++++ Given information
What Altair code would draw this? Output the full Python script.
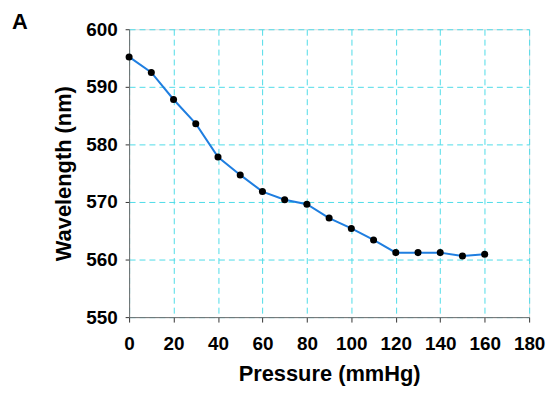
import altair as alt
import pandas as pd

pressure = [0, 10, 20, 30, 40, 50, 60, 70, 80, 90, 100, 110, 120, 130, 140, 150, 160]
wavelength = [595.2, 592.5, 587.8, 583.6, 577.8, 574.7, 571.8, 570.4, 569.6, 567.2,
              565.4, 563.4, 561.2, 561.2, 561.2, 560.6, 560.9]
x_ticks = [0, 20, 40, 60, 80, 100, 120, 140, 160, 180]
y_ticks = [550, 560, 570, 580, 590, 600]

df = pd.DataFrame({"p": pressure, "w": wavelength})

FONT = "Liberation Sans"
GRID = "#4fdce8"
AX = "#6e6e6e"
TICK = "#333333"

x = alt.X("p:Q", scale=alt.Scale(domain=[0, 180], nice=False),
          axis=alt.Axis(title="Pressure (mmHg)", values=x_ticks, format="d",
                        grid=True, gridColor=GRID, gridDash=[6, 4], gridWidth=1,
                        domainColor=AX, tickColor=TICK, tickSize=5, labelFlush=False,
                        labelFont=FONT, labelFontSize=19, labelFontWeight="bold",
                        labelColor="black", labelPadding=13,
                        titleFont=FONT, titleFontSize=22, titleFontWeight="bold",
                        titleColor="black", titlePadding=10))
y = alt.Y("w:Q", scale=alt.Scale(domain=[550, 600], nice=False, zero=False),
          axis=alt.Axis(title="Wavelength (nm)", values=y_ticks, format="d",
                        grid=True, gridColor=GRID, gridDash=[6, 4], gridWidth=1,
                        domainColor=AX, tickColor=TICK, tickSize=4, labelFlush=False,
                        labelFont=FONT, labelFontSize=19, labelFontWeight="bold",
                        labelColor="black", labelPadding=8,
                        titleFont=FONT, titleFontSize=22, titleFontWeight="bold",
                        titleColor="black", titlePadding=10))

line = alt.Chart(df).mark_line(color="#1f7ee0", strokeWidth=2).encode(x=x, y=y)
pts = alt.Chart(df).mark_circle(color="black", size=50, opacity=1).encode(x=x, y=y)

label = alt.Chart(pd.DataFrame({"t": ["A"]})).mark_text(
    font=FONT, fontSize=22, fontWeight="bold", color="black", align="center", baseline="alphabetic"
).encode(text="t:N", x=alt.value(-110), y=alt.value(0))

chart = (line + pts + label).properties(
    width=403, height=290,
    autosize=alt.AutoSizeParams(type="none"),
    padding={"left": 122, "top": 20, "right": 18, "bottom": 70},
).configure_view(stroke="#9a9a9a", strokeWidth=1).configure(background="white")

chart.save("out.html", embed_options={"renderer": "svg", "actions": False})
++++++++
== Your instructions ==
Retype everything in the material word for word, minus pictures.

== Task output ==
What Altair code would draw this? Output the full Python script.
import altair as alt
import pandas as pd

pressure = [0, 10, 20, 30, 40, 50, 60, 70, 80, 90, 100, 110, 120, 130, 140, 150, 160]
wavelength = [595.2, 592.5, 587.8, 583.6, 577.8, 574.7, 571.8, 570.4, 569.6, 567.2,
              565.4, 563.4, 561.2, 561.2, 561.2, 560.6, 560.9]
x_ticks = [0, 20, 40, 60, 80, 100, 120, 140, 160, 180]
y_ticks = [550, 560, 570, 580, 590, 600]

df = pd.DataFrame({"p": pressure, "w": wavelength})

FONT = "Liberation Sans"
GRID = "#4fdce8"
AX = "#6e6e6e"
TICK = "#333333"

x = alt.X("p:Q", scale=alt.Scale(domain=[0, 180], nice=False),
          axis=alt.Axis(title="Pressure (mmHg)", values=x_ticks, format="d",
                        grid=True, gridColor=GRID, gridDash=[6, 4], gridWidth=1,
                        domainColor=AX, tickColor=TICK, tickSize=5, labelFlush=False,
                        labelFont=FONT, labelFontSize=19, labelFontWeight="bold",
                        labelColor="black", labelPadding=13,
                        titleFont=FONT, titleFontSize=22, titleFontWeight="bold",
                        titleColor="black", titlePadding=10))
y = alt.Y("w:Q", scale=alt.Scale(domain=[550, 600], nice=False, zero=False),
          axis=alt.Axis(title="Wavelength (nm)", values=y_ticks, format="d",
                        grid=True, gridColor=GRID, gridDash=[6, 4], gridWidth=1,
                        domainColor=AX, tickColor=TICK, tickSize=4, labelFlush=False,
                        labelFont=FONT, labelFontSize=19, labelFontWeight="bold",
                        labelColor="black", labelPadding=8,
                        titleFont=FONT, titleFontSize=22, titleFontWeight="bold",
                        titleColor="black", titlePadding=10))

line = alt.Chart(df).mark_line(color="#1f7ee0", strokeWidth=2).encode(x=x, y=y)
pts = alt.Chart(df).mark_circle(color="black", size=50, opacity=1).encode(x=x, y=y)

label = alt.Chart(pd.DataFrame({"t": ["A"]})).mark_text(
    font=FONT, fontSize=22, fontWeight="bold", color="black", align="center", baseline="alphabetic"
).encode(text="t:N", x=alt.value(-110), y=alt.value(0))

chart = (line + pts + label).properties(
    width=403, height=290,
    autosize=alt.AutoSizeParams(type="none"),
    padding={"left": 122, "top": 20, "right": 18, "bottom": 70},
).configure_view(stroke="#9a9a9a", strokeWidth=1).configure(background="white")

chart.save("out.html", embed_options={"renderer": "svg", "actions": False})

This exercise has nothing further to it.